WHAT YOU ARE ASKED TO DO | The records below are split into lines. How many of those lines contain the string "Write"? Reply with the number only.

(Entries with chart source code)
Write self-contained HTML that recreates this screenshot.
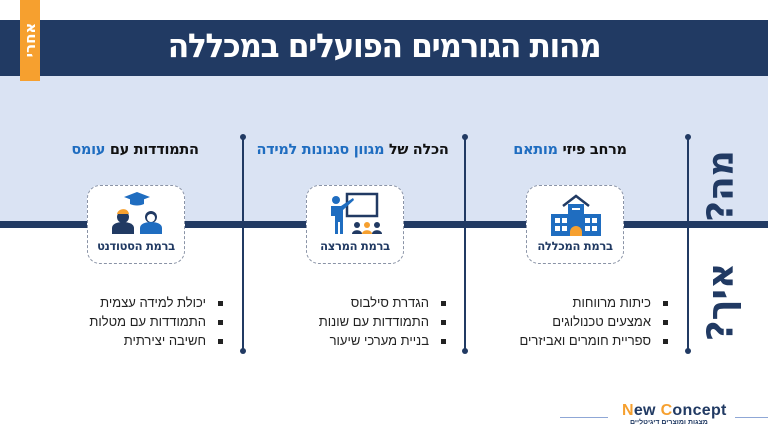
<!DOCTYPE html>
<html><head><meta charset="utf-8"><style>
*{margin:0;padding:0;box-sizing:border-box}
body{width:768px;height:432px;position:relative;overflow:hidden;background:#fff;font-family:"Liberation Sans","DejaVu Sans",sans-serif}
.abs{position:absolute}
.B{font-family:"DejaVu Sans","Liberation Sans",sans-serif;font-weight:bold}
.navy{left:0;top:20px;width:768px;height:56px;background:#213a63}
.lb{left:0;top:76px;width:768px;height:148px;background:#dae3f3}
.hl{left:0;top:221px;width:768px;height:7px;background:#213a63}
.tab{left:20px;top:0;width:20px;height:81px;background:#f6a02f}
.tabt{left:30px;top:40px;transform:translate(-50%,-50%) rotate(-90deg);color:#fff;font-size:15px;white-space:nowrap;direction:rtl}
.title{left:0;width:768px;top:26px;text-align:center;color:#fff;font-size:33px;direction:rtl;letter-spacing:-1.5px;transform:scaleX(0.95)}
.vl{width:2px;background:#213a63;top:137px;height:214px}
.dot{width:6px;height:6px;border-radius:3px;background:#213a63}
.hd{top:142px;font-size:14.5px;color:#111;direction:rtl;text-align:center;white-space:nowrap;letter-spacing:-0.3px}
.hd b{color:#1f6dc0}
.box{width:98px;height:79px;top:185px;border:1px dashed #8a93a6;border-radius:13px;background:#fff}
.bl{position:absolute;left:0;right:0;bottom:10px;text-align:center;font-size:11.5px;color:#213a63;direction:rtl;letter-spacing:-0.3px}
.ul{direction:rtl;font-size:13px;color:#222;line-height:19px;list-style:none;text-align:right}
.ul li:before{content:"";display:inline-block;width:5px;height:5px;background:#222;margin-left:12px;vertical-align:middle}
.side{color:#213a63;font-size:36px;transform:translate(-50%,-50%) rotate(-90deg);white-space:nowrap;direction:rtl}
</style></head><body>
<div class="abs navy"></div>
<div class="abs lb"></div>
<div class="abs hl"></div>
<div class="abs tab"></div>
<div class="abs tabt B">אחרי</div>
<div class="abs title B">מהות הגורמים הפועלים במכללה</div>

<div class="abs vl" style="left:242px"></div>
<div class="abs vl" style="left:464px"></div>
<div class="abs vl" style="left:687px"></div>
<div class="abs dot" style="left:240px;top:134px"></div>
<div class="abs dot" style="left:462px;top:134px"></div>
<div class="abs dot" style="left:685px;top:134px"></div>
<div class="abs dot" style="left:240px;top:348px"></div>
<div class="abs dot" style="left:462px;top:348px"></div>
<div class="abs dot" style="left:685px;top:348px"></div>

<div class="abs hd B" style="left:40px;width:190px">התמודדות עם <b>עומס</b></div>
<div class="abs hd B" style="left:240px;width:225px">הכלה של <b>מגוון סגנונות למידה</b></div>
<div class="abs hd B" style="left:490px;width:160px">מרחב פיזי <b>מותאם</b></div>

<div class="abs box" style="left:87px">
<svg class="abs" style="left:18px;top:4px" width="62" height="44" viewBox="0 0 62 44">
<polygon points="31,2 44,7 31,12 18,7" fill="#1f6dc0"/><path d="M24 9v5c4 2 10 2 14 0V9" fill="#1f6dc0"/>
<circle cx="17" cy="27" r="6" fill="#213a63"/><path d="M11 24c1-6 11-7 12 0" fill="#f6a02f"/>
<path d="M6 44v-6c0-4 5-6 11-6s11 2 11 6v6z" fill="#213a63"/>
<circle cx="45" cy="27" r="6" fill="#213a63"/><circle cx="45" cy="28" r="4" fill="#fff"/>
<path d="M34 44v-6c0-4 5-6 11-6s11 2 11 6v6z" fill="#1f6dc0"/>
</svg>
<div class="bl B">ברמת הסטודנט</div></div>

<div class="abs box" style="left:306px">
<svg class="abs" style="left:20px;top:6px" width="60" height="44" viewBox="0 0 60 44">
<rect x="20" y="2" width="30" height="22" fill="none" stroke="#213a63" stroke-width="2.5"/>
<circle cx="9" cy="8" r="4" fill="#1f6dc0"/>
<path d="M4 14h10l12-8 1 2-11 10v24h-3V30h-2v12H8V24H4z" fill="#1f6dc0"/>
<circle cx="30" cy="33" r="3" fill="#213a63"/><path d="M25 42c0-5 10-5 10 0z" fill="#213a63"/>
<circle cx="40" cy="33" r="3" fill="#f6a02f"/><path d="M35 42c0-5 10-5 10 0z" fill="#f6a02f"/>
<circle cx="50" cy="33" r="3" fill="#213a63"/><path d="M45 42c0-5 10-5 10 0z" fill="#213a63"/>
</svg>
<div class="bl B">ברמת המרצה</div></div>

<div class="abs box" style="left:526px">
<svg class="abs" style="left:22px;top:8px" width="54" height="42" viewBox="0 0 54 42">
<path d="M14 12L27 2l13 10" fill="none" stroke="#213a63" stroke-width="2.5"/>
<rect x="19" y="10" width="16" height="12" fill="#1f6dc0"/>
<rect x="2" y="20" width="50" height="22" fill="#1f6dc0"/>
<g fill="#fff"><rect x="6" y="24" width="5" height="5"/><rect x="13" y="24" width="5" height="5"/><rect x="36" y="24" width="5" height="5"/><rect x="43" y="24" width="5" height="5"/><rect x="6" y="32" width="5" height="5"/><rect x="13" y="32" width="5" height="5"/><rect x="36" y="32" width="5" height="5"/><rect x="43" y="32" width="5" height="5"/><rect x="23" y="14" width="8" height="2"/></g>
<path d="M21 42v-4a6 6 0 0 1 12 0v4z" fill="#f6a02f"/>
</svg>
<div class="bl B">ברמת המכללה</div></div>

<ul class="abs ul" style="right:545px;top:293px"><li>יכולת למידה עצמית</li><li>התמודדות עם מטלות</li><li>חשיבה יצירתית</li></ul>
<ul class="abs ul" style="right:322px;top:293px"><li>הגדרת סילבוס</li><li>התמודדות עם שונות</li><li>בניית מערכי שיעור</li></ul>
<ul class="abs ul" style="right:100px;top:293px"><li>כיתות מרווחות</li><li>אמצעים טכנולוגים</li><li>ספריית חומרים ואביזרים</li></ul>

<div class="abs side B" style="left:721px;top:186px">מה?</div>
<div class="abs side B" style="left:721px;top:302px">איך?</div>

<div class="abs" style="left:560px;top:417px;width:48px;height:1px;background:#8fa7d6"></div>
<div class="abs" style="left:735px;top:417px;width:33px;height:1px;background:#8fa7d6"></div>
<div class="abs" style="left:622px;top:402px;font-weight:bold;font-size:16px;color:#213a63;white-space:nowrap;letter-spacing:0.3px"><span style="color:#f6a02f">N</span>ew <span style="color:#f6a02f">C</span>oncept</div>
<div class="abs" style="left:630px;top:419px;font-size:7px;color:#213a63;direction:rtl;white-space:nowrap;font-weight:bold">מצגות ומוצרים דיגיטליים</div>
</body></html>
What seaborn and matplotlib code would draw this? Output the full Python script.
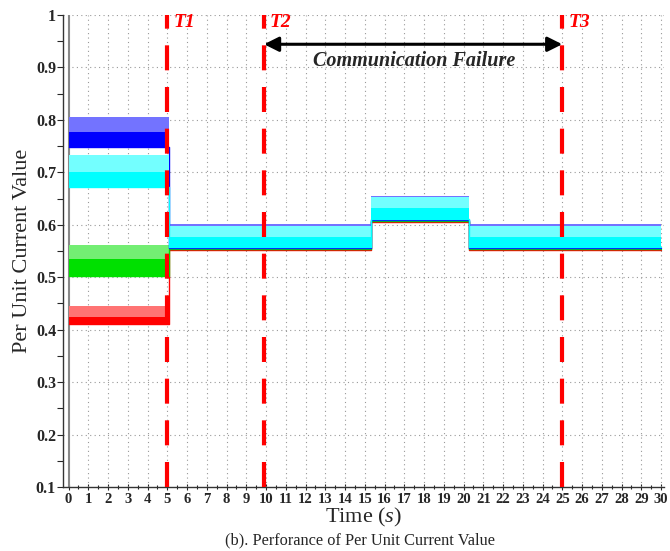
import matplotlib
matplotlib.use("Agg")
import matplotlib.pyplot as plt
import matplotlib.colors as mcolors
import seaborn as sns
import pandas as pd
import numpy as np

# ---- data ----
seg_edges = [0.0, 5.1, 15.3, 20.3, 30.0]
series_names = ["Red", "Green", "Blue", "Cyan"]
series_colors = ["#ff0000", "#00e000", "#0000ff", "#00ffff"]
# per segment: lower edge of dense band, upper edge of dense band, spike peaks
red_low = [0.410, 0.552, 0.606, 0.552]
red_mid = [0.425, 0.565, 0.620, 0.565]
red_peak = [0.445, 0.580, 0.635, 0.580]
green_low = [0.503, 0.553, 0.607, 0.553]
green_mid = [0.535, 0.568, 0.624, 0.568]
green_peak = [0.562, 0.588, 0.645, 0.588]
blue_low = [0.748, 0.556, 0.610, 0.556]
blue_mid = [0.776, 0.575, 0.630, 0.575]
blue_peak = [0.805, 0.602, 0.655, 0.602]
cyan_low = [0.672, 0.557, 0.611, 0.557]
cyan_mid = [0.700, 0.577, 0.632, 0.577]
cyan_peak = [0.732, 0.598, 0.652, 0.598]

events_t = [5.0, 9.9, 25.0]
event_labels = ["T1", "T2", "T3"]
x_ticks = list(range(0, 31))
y_ticks = [0.1, 0.2, 0.3, 0.4, 0.5, 0.6, 0.7, 0.8, 0.9, 1.0]
y_tick_labels = ["0.1", "0.2", "0.3", "0.4", "0.5", "0.6", "0.7", "0.8", "0.9", "1"]

sns.set_theme(style="white")
plt.rcParams["font.family"] = ["Liberation Serif", "DejaVu Serif"]
plt.rcParams["mathtext.fontset"] = "custom"
plt.rcParams["mathtext.it"] = "Liberation Serif:italic"
plt.rcParams["mathtext.rm"] = "Liberation Serif"

fig = plt.figure(figsize=(6.70, 5.51), dpi=100)
ax = fig.add_axes([0.094, 0.116, 0.897, 0.857])

lows = [red_low, green_low, blue_low, cyan_low]
mids = [red_mid, green_mid, blue_mid, cyan_mid]
peaks = [red_peak, green_peak, blue_peak, cyan_peak]

rows = []
for name, lo in zip(series_names, lows):
    for t, a in zip(seg_edges, lo + [lo[-1]]):
        rows.append({"series": name, "t": t, "v": a})
df = pd.DataFrame(rows)


def tint(c, f):
    r = np.array(mcolors.to_rgb(c))
    return tuple(r * f + (1 - f))


for i, (name, col, lo, mi, pk) in enumerate(zip(series_names, series_colors, lows, mids, peaks)):
    lo_e = lo + [lo[-1]]
    mi_e = mi + [mi[-1]]
    pk_e = pk + [pk[-1]]
    z = 2 + i * 0.1
    ax.fill_between(seg_edges, mi_e, pk_e, step="post", color=tint(col, 0.55), lw=0, zorder=z)
    ax.fill_between(seg_edges, lo_e, mi_e, step="post", color=col, lw=0, zorder=z + 0.01)
    sub = df[df["series"] == name]
    sns.lineplot(data=sub, x="t", y="v", ax=ax, color=col, lw=1.0,
                 drawstyle="steps-post", legend=False, zorder=z + 0.02)

# grid
for x in x_ticks[1:]:
    ax.axvline(x, color="#999999", lw=0.8, ls=(0, (1, 3)), zorder=1)
for y in y_ticks[1:]:
    ax.axhline(y, color="#999999", lw=0.8, ls=(0, (1, 3)), zorder=1)
ax.axvline(0, color="#888888", lw=1.5, zorder=1)

# event lines
for t, lab in zip(events_t, event_labels):
    ax.axvline(t, color="#ff0000", lw=3, ls=(0, (6, 4)), zorder=5)
    ax.text(t + 0.3, 0.985, lab, color="#ff0000", fontsize=14, fontweight="bold",
            fontstyle="italic", ha="left", va="center", zorder=6)

ax.annotate("", xy=(events_t[1], 0.944), xytext=(events_t[2], 0.944),
            arrowprops=dict(arrowstyle="<|-|>", color="black", lw=2.2,
                            mutation_scale=22, shrinkA=0, shrinkB=0), zorder=6)
ax.text(17.5, 0.912, "Communication Failure", fontsize=14.5, fontweight="bold",
        fontstyle="italic", ha="center", va="center", zorder=6)

ax.set_xlim(-0.28, 30.15)
ax.set_ylim(0.1, 1.0)
ax.set_xticks(x_ticks)
ax.set_xticklabels([str(v) for v in x_ticks], fontweight="bold", fontsize=10.5)
ax.set_xticks(np.arange(0.5, 30, 1.0), minor=True)
ax.set_yticks(y_ticks)
ax.set_yticklabels(y_tick_labels, fontweight="bold", fontsize=11.5)
ax.set_yticks(np.arange(0.15, 1.0, 0.1), minor=True)
ax.tick_params(axis="x", which="both", direction="inout", length=5, width=0.8, bottom=True, pad=2)
ax.tick_params(axis="x", which="minor", length=3)
ax.tick_params(axis="y", which="both", direction="out", length=4, width=0.8, left=True, pad=1)

for s in ["top", "right"]:
    ax.spines[s].set_visible(False)
for s in ["left", "bottom"]:
    ax.spines[s].set_color("#333333")
    ax.spines[s].set_linewidth(1.0)

ax.set_xlabel("Time ($\\mathit{s}$)", fontsize=16, labelpad=0)
ax.set_ylabel("Per Unit Current Value", fontsize=16, labelpad=3)
fig.text(0.537, 0.02, "(b). Perforance of Per Unit Current Value", fontsize=11.8,
         ha="center", va="center")

fig.savefig("out.png", dpi=100)
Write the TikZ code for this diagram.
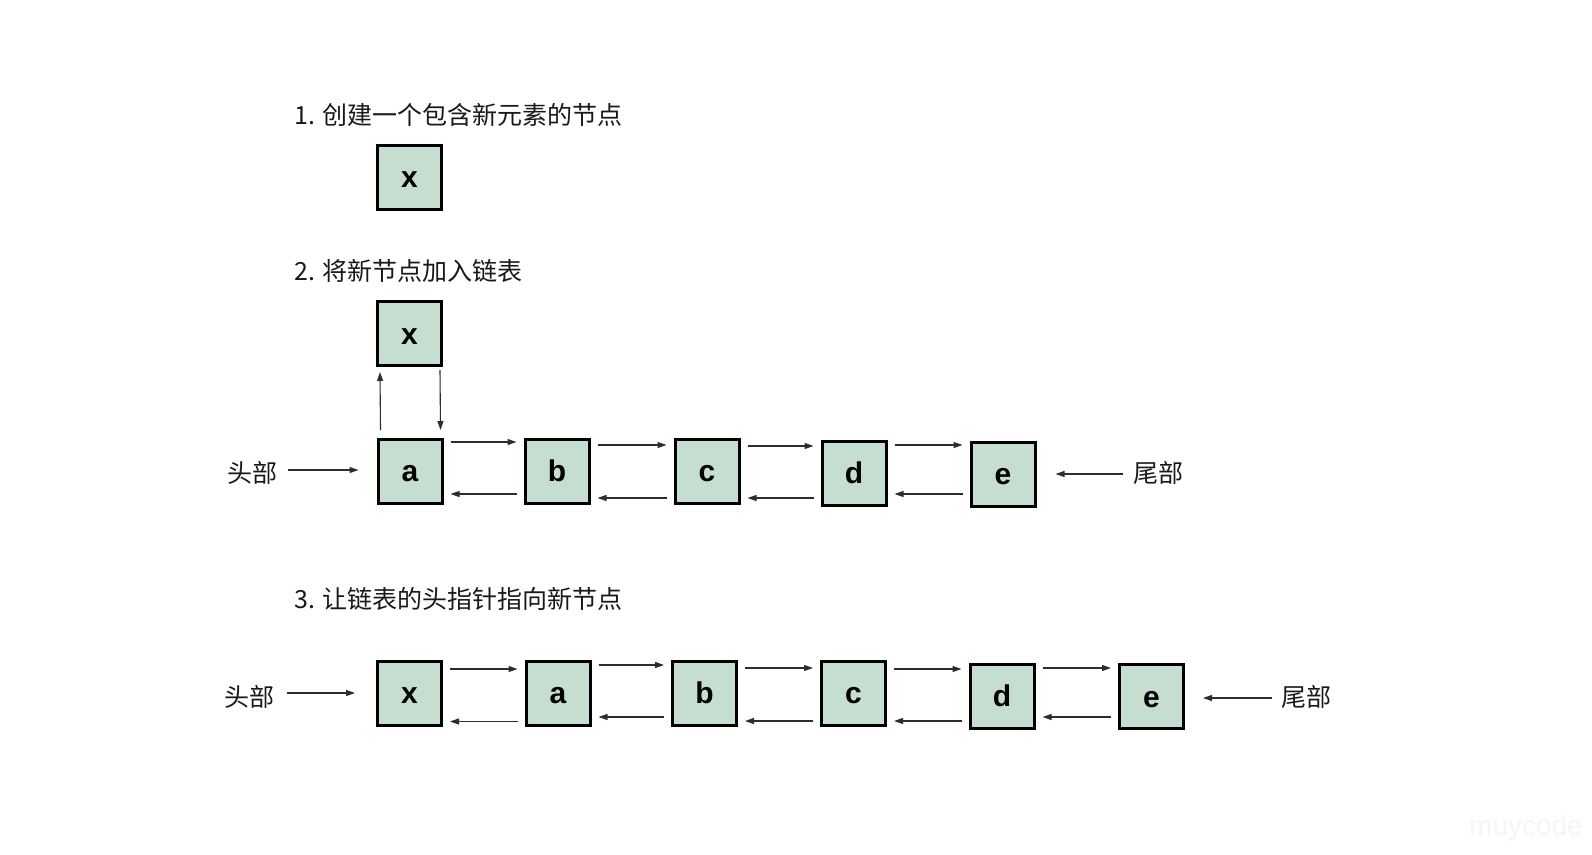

THE SOLUTION | 2